SSL Certificate
Issuer, expiry, SAN list for any HTTPS hostname.
Certificate for easyhost.be
- Subject CN
- *.easyhost.be
- Issuer
- Sectigo Limited
- Valid from
- 2025-11-03 00:00 UTC
- Valid until
- 2026-12-02 23:59 UTC
- Signature algorithm
- RSA-SHA256
- Serial
- 1E391E61AA74A2C226DB6E6DAF43EFED
About SSL Certificate
This tool connects to your hostname on port 443, performs a full TLS handshake, and reads the X.509 certificate the server presents. It shows the common name, the issuing certificate authority, the validity window with days remaining, the serial number, the signature algorithm, and the full Subject Alternative Name list. The connection uses the supplied hostname for SNI so wildcard and multi-domain certs return the right cert.
When to use it
Use this after deploying a new TLS certificate to verify it loaded correctly and serves the right hostname. Run it weekly on critical sites to spot certs about to expire before your monitoring fires. Check before adding a new subdomain to confirm the existing wildcard cert covers it via the SAN list. It also helps when debugging mismatched cert errors that browsers report cryptically.
How to read the results
The expiry badge turns red if the cert has passed its valid_to date and amber if fewer than 30 days remain. Issuer tells you which CA signed the cert, with Let's Encrypt being free and 90-day, commercial CAs offering longer terms. The SAN list shows every hostname the cert covers. The signature algorithm should be sha256WithRSAEncryption or stronger, never sha1.
Frequently asked questions
My cert is expiring soon. What should I do? ▾
For Let's Encrypt, certbot or your hosting control panel should renew automatically. If renewal failed, check that your /.well-known/acme-challenge/ path is reachable. For commercial CAs, renew through their dashboard and reinstall the new cert on your server.
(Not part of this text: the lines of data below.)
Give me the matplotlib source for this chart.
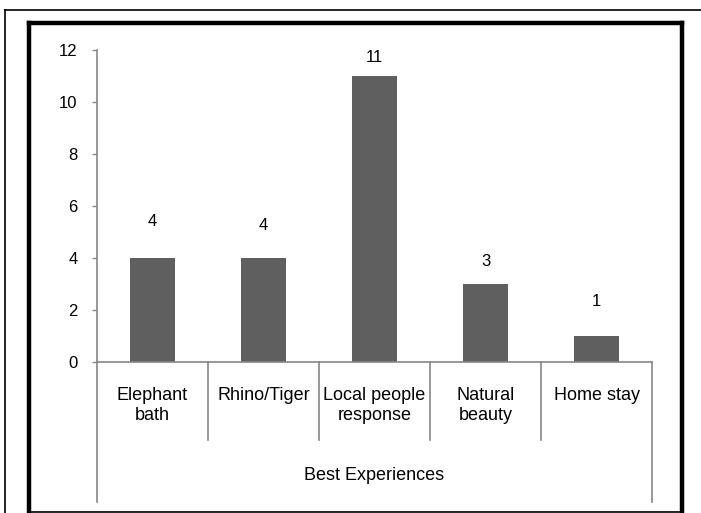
import numpy as np
import matplotlib
matplotlib.use("Agg")
import matplotlib.pyplot as plt
from matplotlib.lines import Line2D

plt.rcParams["font.family"] = ["Liberation Sans", "DejaVu Sans"]

# -----------------------------
# Data
# -----------------------------
categories = ["Elephant\nbath", "Rhino/Tiger", "Local people\nresponse", "Natural\nbeauty", "Home stay"]
counts = [4, 4, 11, 3, 1]
group_label = "Best Experiences"
yticks = [0, 2, 4, 6, 8, 10, 12]

# label gap above bar tops (pixels), as placed in the original
label_gap = [37, 32, 19, 22, 35]

W, H = 701, 513
bar_color = "#5f5f5f"
axis_gray = "#868686"

fig = plt.figure(figsize=(W / 100, H / 100), dpi=100)

# axes spans x 97..652 px, y 50..362 px
ax = fig.add_axes([97 / W, 1 - 362 / H, (652 - 97) / W, (362 - 50) / H])
n = len(categories)
x = np.arange(n)
ax.bar(x, counts, width=0.4, color=bar_color, zorder=2)
ax.set_xlim(-0.5, n - 0.5)
ax.set_ylim(0, 12)
ax.set_yticks(yticks)
ax.set_yticklabels([str(v) for v in yticks], fontsize=12)
ax.tick_params(axis="y", direction="out", length=3.6, width=1, color=axis_gray, pad=10.5)
ax.set_xticks([])
for s in ["top", "right"]:
    ax.spines[s].set_visible(False)
for s in ["left", "bottom"]:
    ax.spines[s].set_color(axis_gray)
    ax.spines[s].set_linewidth(1.2)

for i, v in enumerate(counts):
    ax.annotate(str(v), (x[i], v), xytext=(0, label_gap[i]), textcoords="offset pixels",
                ha="center", va="center", fontsize=12)

# category labels and separators below the axis (axes-x / pixel-y blend)
trans = ax.get_xaxis_transform()
ax_h = 362 - 50
def py(p):
    # pixel row -> axes fraction
    return (362 - p) / ax_h

for i, c in enumerate(categories):
    ax.text(x[i], py(387), c, transform=trans, ha="center", va="top",
            fontsize=13, linespacing=1.2, clip_on=False)
for b in range(n + 1):
    xb = b - 0.5
    bottom = 502 if b in (0, n) else 440
    ax.add_line(Line2D([xb, xb], [0, py(bottom)], transform=trans, color=axis_gray,
                       lw=1.2, clip_on=False))
ax.text((n - 1) / 2, py(475), group_label, transform=trans, ha="center", va="center",
        fontsize=13, clip_on=False)

# frame around the chart
ov = fig.add_axes([0, 0, 1, 1], zorder=-1)
ov.set_xlim(0, W)
ov.set_ylim(H, 0)
ov.axis("off")
ov.plot([4.5, W], [9.5, 9.5], color="black", lw=1.2)
ov.plot([4.5, 4.5], [9.5, H], color="black", lw=1.2)
ov.plot([29, 29], [22.5, 511.5], color="black", lw=3.2, solid_capstyle="projecting")
ov.plot([29, 682], [22.5, 22.5], color="black", lw=3.2, solid_capstyle="projecting")
ov.plot([682, 682], [22.5, 511.5], color="black", lw=3.2, solid_capstyle="projecting")
ov.plot([29, 682], [511.5, 511.5], color="black", lw=1.2)

fig.savefig("out.png", dpi=100)
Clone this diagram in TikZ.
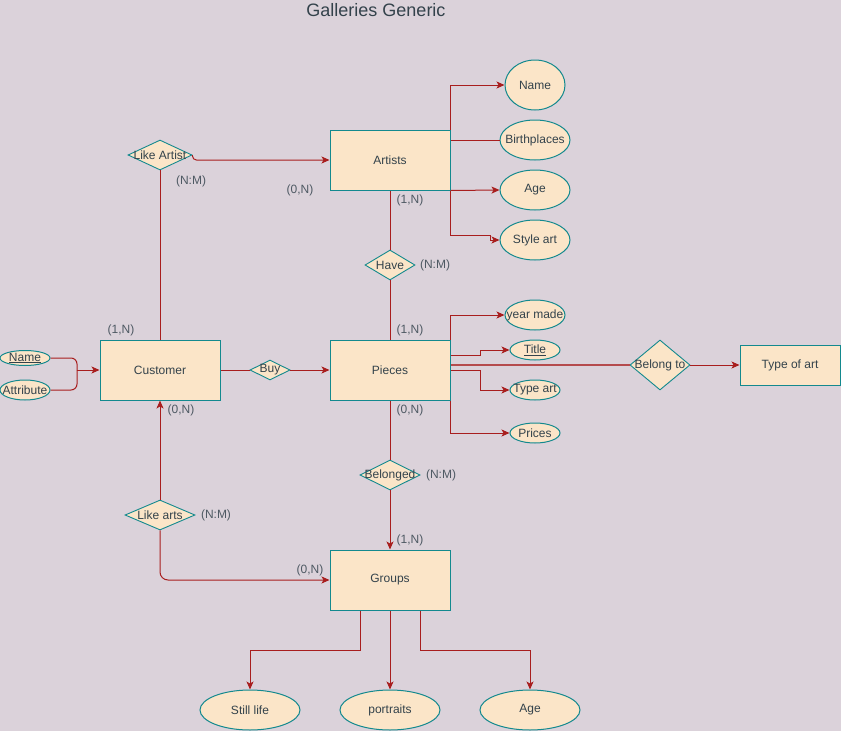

What is the SAN list and why does it matter? ▾
Subject Alternative Names list every hostname the cert is valid for. A cert issued to example.com but lacking www.example.com in the SAN will fail when browsers visit the www version. Modern certs include both as a baseline.
Why does the check fail with a TLS connect error? ▾
Connect errors usually mean the server is not listening on port 443, the firewall blocks the connection, or the hostname does not resolve. Confirm DNS resolves correctly and try connecting with openssl s_client to see the handshake details.
Does the verifier check the full certificate chain? ▾
It reads the leaf cert that the server presents. To verify the full chain back to a trusted root, use openssl s_client -connect host:443 -showcerts. Browsers reject sites where the chain is incomplete or contains an untrusted intermediate.